- Supplied data:
---------------
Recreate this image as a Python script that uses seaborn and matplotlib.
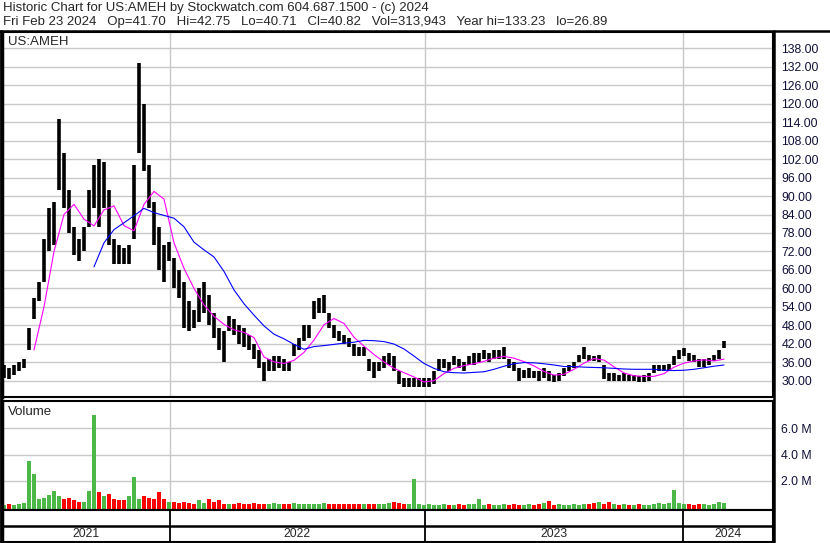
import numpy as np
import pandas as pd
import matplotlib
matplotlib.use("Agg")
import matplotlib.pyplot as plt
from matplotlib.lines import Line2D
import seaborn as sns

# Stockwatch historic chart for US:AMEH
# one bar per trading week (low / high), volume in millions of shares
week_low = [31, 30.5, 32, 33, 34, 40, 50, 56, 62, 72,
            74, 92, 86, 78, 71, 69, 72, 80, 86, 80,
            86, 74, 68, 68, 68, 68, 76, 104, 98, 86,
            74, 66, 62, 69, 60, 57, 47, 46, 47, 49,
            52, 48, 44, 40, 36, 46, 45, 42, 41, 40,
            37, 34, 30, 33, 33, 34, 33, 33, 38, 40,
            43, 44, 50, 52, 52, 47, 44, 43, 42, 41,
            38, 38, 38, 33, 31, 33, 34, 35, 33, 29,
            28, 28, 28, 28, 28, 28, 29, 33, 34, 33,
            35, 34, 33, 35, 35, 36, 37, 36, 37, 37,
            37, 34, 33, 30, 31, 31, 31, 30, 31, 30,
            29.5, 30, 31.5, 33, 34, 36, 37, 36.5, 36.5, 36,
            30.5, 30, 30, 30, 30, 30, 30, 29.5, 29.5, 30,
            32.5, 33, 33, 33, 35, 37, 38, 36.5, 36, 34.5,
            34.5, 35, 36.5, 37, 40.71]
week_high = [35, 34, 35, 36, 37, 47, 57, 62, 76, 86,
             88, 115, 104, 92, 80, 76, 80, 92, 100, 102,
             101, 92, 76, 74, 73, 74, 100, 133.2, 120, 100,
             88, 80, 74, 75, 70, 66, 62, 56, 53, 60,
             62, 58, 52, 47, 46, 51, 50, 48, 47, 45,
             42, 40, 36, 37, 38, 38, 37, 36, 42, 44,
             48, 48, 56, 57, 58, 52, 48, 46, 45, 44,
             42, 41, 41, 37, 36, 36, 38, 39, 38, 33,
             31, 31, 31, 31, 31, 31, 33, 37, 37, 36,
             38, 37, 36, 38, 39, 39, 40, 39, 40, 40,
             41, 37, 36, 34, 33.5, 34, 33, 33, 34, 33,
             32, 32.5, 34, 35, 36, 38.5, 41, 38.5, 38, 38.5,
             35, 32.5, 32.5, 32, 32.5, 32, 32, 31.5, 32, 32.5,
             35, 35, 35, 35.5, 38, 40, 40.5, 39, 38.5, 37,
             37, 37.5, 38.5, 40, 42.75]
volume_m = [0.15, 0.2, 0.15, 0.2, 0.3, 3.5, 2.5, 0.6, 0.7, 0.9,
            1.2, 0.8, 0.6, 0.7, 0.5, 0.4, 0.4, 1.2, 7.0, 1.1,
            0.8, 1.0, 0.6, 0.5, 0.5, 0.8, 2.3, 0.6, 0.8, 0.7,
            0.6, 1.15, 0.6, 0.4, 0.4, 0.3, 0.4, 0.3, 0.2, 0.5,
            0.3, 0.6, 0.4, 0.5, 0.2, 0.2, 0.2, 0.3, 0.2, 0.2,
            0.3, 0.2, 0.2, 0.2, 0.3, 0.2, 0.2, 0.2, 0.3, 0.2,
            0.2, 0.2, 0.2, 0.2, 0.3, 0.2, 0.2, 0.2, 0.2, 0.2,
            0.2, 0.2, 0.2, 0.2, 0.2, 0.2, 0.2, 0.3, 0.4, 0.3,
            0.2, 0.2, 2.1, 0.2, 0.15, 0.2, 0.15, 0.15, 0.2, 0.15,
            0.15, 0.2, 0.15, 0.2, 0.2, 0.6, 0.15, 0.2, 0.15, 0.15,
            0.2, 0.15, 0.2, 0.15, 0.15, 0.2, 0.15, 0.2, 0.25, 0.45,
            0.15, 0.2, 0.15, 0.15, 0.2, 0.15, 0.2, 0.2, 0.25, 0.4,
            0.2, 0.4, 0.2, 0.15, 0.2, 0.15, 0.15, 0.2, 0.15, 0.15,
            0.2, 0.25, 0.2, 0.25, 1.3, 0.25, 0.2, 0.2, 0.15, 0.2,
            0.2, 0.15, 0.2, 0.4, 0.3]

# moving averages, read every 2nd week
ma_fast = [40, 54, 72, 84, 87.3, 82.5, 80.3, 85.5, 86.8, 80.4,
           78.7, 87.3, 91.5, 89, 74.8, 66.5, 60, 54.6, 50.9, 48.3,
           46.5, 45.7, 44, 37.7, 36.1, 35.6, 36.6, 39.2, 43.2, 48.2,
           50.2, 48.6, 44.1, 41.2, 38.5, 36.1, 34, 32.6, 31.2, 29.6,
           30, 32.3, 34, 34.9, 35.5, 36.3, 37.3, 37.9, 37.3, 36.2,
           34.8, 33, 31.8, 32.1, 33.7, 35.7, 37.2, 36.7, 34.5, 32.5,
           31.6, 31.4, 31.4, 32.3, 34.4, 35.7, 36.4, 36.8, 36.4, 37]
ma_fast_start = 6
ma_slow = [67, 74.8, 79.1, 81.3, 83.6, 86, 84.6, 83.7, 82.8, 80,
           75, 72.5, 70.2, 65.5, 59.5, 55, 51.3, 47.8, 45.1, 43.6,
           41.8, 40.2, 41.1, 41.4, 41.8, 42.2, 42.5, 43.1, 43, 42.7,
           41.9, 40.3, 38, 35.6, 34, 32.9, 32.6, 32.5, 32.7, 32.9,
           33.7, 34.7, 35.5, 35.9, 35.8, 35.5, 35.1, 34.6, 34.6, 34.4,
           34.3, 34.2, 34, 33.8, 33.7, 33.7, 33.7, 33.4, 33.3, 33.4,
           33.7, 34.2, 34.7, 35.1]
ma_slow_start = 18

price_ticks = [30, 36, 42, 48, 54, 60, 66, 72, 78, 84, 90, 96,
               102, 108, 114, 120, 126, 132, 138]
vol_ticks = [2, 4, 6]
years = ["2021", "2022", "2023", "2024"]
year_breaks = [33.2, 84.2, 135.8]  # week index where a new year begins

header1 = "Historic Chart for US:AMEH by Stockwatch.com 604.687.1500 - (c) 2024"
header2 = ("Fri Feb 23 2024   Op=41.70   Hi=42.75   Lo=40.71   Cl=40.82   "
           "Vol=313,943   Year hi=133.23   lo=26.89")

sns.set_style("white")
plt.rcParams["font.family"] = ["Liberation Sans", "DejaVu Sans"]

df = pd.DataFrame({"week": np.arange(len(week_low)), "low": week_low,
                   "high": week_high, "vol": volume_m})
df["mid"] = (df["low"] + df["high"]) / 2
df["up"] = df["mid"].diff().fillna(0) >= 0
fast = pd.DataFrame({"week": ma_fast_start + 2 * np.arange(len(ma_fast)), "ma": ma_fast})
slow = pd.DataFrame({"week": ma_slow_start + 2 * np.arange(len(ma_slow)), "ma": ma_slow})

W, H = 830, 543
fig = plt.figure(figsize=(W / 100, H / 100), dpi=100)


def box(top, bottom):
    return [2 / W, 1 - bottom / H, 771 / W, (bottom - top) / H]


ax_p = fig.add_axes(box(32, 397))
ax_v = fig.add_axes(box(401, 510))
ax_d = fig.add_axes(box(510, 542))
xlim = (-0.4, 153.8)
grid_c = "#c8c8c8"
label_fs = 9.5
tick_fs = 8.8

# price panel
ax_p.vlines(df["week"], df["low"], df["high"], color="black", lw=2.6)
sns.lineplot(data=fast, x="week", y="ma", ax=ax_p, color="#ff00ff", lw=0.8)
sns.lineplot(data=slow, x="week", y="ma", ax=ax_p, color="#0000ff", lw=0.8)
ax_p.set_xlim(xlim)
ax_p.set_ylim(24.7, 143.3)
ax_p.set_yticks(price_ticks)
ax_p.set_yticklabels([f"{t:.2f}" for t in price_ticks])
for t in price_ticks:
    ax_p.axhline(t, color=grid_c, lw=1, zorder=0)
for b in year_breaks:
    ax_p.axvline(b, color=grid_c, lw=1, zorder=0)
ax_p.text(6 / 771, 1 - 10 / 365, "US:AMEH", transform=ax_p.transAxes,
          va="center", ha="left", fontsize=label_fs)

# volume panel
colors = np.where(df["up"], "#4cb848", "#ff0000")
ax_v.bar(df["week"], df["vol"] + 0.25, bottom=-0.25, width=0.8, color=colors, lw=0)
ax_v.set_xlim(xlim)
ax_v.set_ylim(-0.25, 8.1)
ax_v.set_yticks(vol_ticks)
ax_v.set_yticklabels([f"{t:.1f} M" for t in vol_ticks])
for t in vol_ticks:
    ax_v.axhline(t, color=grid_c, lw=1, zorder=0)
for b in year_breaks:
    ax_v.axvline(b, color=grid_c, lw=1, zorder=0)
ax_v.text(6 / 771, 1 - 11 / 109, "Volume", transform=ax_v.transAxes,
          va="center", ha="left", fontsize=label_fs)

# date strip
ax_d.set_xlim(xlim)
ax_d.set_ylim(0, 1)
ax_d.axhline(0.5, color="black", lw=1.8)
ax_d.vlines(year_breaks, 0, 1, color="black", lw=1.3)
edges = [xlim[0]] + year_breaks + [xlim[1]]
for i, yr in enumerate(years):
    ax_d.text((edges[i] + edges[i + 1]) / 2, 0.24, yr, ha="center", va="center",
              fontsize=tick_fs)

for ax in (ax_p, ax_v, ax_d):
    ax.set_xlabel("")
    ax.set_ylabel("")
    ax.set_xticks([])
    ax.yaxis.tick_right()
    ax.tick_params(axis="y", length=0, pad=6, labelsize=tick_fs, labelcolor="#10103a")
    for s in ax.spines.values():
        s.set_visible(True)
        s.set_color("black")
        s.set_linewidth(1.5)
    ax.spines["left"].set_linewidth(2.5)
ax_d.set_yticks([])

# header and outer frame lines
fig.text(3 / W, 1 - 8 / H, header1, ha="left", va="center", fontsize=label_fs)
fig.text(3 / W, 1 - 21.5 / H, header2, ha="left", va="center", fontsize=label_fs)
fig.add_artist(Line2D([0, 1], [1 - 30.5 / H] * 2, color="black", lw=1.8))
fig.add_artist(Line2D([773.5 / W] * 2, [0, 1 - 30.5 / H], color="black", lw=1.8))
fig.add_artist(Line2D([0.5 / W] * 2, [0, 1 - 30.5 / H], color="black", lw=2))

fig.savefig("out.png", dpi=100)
---------------
- What the task asks: Only the lines from the start of the material through the line containing "import seaborn as sns" should be transcribed. Pictures stay out.

- Answer to this exercise:
Recreate this image as a Python script that uses seaborn and matplotlib.
import numpy as np
import pandas as pd
import matplotlib
matplotlib.use("Agg")
import matplotlib.pyplot as plt
from matplotlib.lines import Line2D
import seaborn as sns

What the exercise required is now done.